#### [WRITTEN INSTRUCTION]
Could every line of the data be printed exactly as it reads?

+++ DATA SEGMENT +++

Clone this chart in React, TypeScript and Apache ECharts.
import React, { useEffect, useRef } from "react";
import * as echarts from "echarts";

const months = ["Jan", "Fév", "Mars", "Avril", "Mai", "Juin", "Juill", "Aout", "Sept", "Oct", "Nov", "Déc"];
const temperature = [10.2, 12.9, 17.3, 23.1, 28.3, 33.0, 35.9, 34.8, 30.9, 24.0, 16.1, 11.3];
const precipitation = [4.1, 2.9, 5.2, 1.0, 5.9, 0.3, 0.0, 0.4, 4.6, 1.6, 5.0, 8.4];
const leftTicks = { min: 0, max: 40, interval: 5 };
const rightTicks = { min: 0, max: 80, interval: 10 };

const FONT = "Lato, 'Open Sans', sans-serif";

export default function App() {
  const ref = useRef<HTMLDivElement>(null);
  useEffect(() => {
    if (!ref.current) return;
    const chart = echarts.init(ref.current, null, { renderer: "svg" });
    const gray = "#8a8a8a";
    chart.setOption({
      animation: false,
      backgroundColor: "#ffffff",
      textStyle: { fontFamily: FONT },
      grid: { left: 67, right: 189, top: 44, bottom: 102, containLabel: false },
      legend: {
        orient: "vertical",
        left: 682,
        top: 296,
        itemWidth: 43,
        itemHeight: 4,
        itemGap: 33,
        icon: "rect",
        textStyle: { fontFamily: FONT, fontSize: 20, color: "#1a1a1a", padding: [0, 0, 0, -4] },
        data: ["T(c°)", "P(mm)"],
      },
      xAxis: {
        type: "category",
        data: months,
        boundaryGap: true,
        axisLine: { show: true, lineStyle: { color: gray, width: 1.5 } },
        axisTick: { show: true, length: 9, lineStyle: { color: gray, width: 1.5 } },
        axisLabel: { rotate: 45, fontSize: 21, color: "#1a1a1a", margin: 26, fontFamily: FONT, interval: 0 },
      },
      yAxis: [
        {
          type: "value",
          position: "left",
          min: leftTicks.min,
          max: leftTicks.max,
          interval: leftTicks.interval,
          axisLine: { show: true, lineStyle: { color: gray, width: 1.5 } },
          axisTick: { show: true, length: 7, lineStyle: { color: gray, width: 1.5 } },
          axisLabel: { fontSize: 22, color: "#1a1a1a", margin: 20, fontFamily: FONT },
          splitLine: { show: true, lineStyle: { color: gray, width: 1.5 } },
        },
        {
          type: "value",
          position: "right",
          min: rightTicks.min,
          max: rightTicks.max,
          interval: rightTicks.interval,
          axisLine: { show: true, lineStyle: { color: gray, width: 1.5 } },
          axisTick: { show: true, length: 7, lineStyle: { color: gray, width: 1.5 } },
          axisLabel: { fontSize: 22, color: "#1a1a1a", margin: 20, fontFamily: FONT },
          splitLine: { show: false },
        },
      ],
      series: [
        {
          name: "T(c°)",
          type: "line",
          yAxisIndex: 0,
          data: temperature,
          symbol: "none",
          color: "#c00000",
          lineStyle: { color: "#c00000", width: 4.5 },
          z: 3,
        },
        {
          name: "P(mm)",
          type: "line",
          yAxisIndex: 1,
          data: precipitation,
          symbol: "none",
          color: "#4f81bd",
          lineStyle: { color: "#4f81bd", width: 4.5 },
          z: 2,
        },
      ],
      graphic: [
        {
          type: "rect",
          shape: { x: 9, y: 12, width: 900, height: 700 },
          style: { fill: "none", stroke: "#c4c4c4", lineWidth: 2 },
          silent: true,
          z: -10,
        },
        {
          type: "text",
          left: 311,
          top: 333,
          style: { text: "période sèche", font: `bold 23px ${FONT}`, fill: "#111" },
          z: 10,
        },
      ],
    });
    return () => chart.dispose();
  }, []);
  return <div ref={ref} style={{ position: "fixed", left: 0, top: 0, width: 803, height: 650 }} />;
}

+++

#### [WRITTEN RESPONSE]
Clone this chart in React, TypeScript and Apache ECharts.
import React, { useEffect, useRef } from "react";
import * as echarts from "echarts";

const months = ["Jan", "Fév", "Mars", "Avril", "Mai", "Juin", "Juill", "Aout", "Sept", "Oct", "Nov", "Déc"];
const temperature = [10.2, 12.9, 17.3, 23.1, 28.3, 33.0, 35.9, 34.8, 30.9, 24.0, 16.1, 11.3];
const precipitation = [4.1, 2.9, 5.2, 1.0, 5.9, 0.3, 0.0, 0.4, 4.6, 1.6, 5.0, 8.4];
const leftTicks = { min: 0, max: 40, interval: 5 };
const rightTicks = { min: 0, max: 80, interval: 10 };

const FONT = "Lato, 'Open Sans', sans-serif";

export default function App() {
  const ref = useRef<HTMLDivElement>(null);
  useEffect(() => {
    if (!ref.current) return;
    const chart = echarts.init(ref.current, null, { renderer: "svg" });
    const gray = "#8a8a8a";
    chart.setOption({
      animation: false,
      backgroundColor: "#ffffff",
      textStyle: { fontFamily: FONT },
      grid: { left: 67, right: 189, top: 44, bottom: 102, containLabel: false },
      legend: {
        orient: "vertical",
        left: 682,
        top: 296,
        itemWidth: 43,
        itemHeight: 4,
        itemGap: 33,
        icon: "rect",
        textStyle: { fontFamily: FONT, fontSize: 20, color: "#1a1a1a", padding: [0, 0, 0, -4] },
        data: ["T(c°)", "P(mm)"],
      },
      xAxis: {
        type: "category",
        data: months,
        boundaryGap: true,
        axisLine: { show: true, lineStyle: { color: gray, width: 1.5 } },
        axisTick: { show: true, length: 9, lineStyle: { color: gray, width: 1.5 } },
        axisLabel: { rotate: 45, fontSize: 21, color: "#1a1a1a", margin: 26, fontFamily: FONT, interval: 0 },
      },
      yAxis: [
        {
          type: "value",
          position: "left",
          min: leftTicks.min,
          max: leftTicks.max,
          interval: leftTicks.interval,
          axisLine: { show: true, lineStyle: { color: gray, width: 1.5 } },
          axisTick: { show: true, length: 7, lineStyle: { color: gray, width: 1.5 } },
          axisLabel: { fontSize: 22, color: "#1a1a1a", margin: 20, fontFamily: FONT },
          splitLine: { show: true, lineStyle: { color: gray, width: 1.5 } },
        },
        {
          type: "value",
          position: "right",
          min: rightTicks.min,
          max: rightTicks.max,
          interval: rightTicks.interval,
          axisLine: { show: true, lineStyle: { color: gray, width: 1.5 } },
          axisTick: { show: true, length: 7, lineStyle: { color: gray, width: 1.5 } },
          axisLabel: { fontSize: 22, color: "#1a1a1a", margin: 20, fontFamily: FONT },
          splitLine: { show: false },
        },
      ],
      series: [
        {
          name: "T(c°)",
          type: "line",
          yAxisIndex: 0,
          data: temperature,
          symbol: "none",
          color: "#c00000",
          lineStyle: { color: "#c00000", width: 4.5 },
          z: 3,
        },
        {
          name: "P(mm)",
          type: "line",
          yAxisIndex: 1,
          data: precipitation,
          symbol: "none",
          color: "#4f81bd",
          lineStyle: { color: "#4f81bd", width: 4.5 },
          z: 2,
        },
      ],
      graphic: [
        {
          type: "rect",
          shape: { x: 9, y: 12, width: 900, height: 700 },
          style: { fill: "none", stroke: "#c4c4c4", lineWidth: 2 },
          silent: true,
          z: -10,
        },
        {
          type: "text",
          left: 311,
          top: 333,
          style: { text: "période sèche", font: `bold 23px ${FONT}`, fill: "#111" },
          z: 10,
        },
      ],
    });
    return () => chart.dispose();
  }, []);
  return <div ref={ref} style={{ position: "fixed", left: 0, top: 0, width: 803, height: 650 }} />;
}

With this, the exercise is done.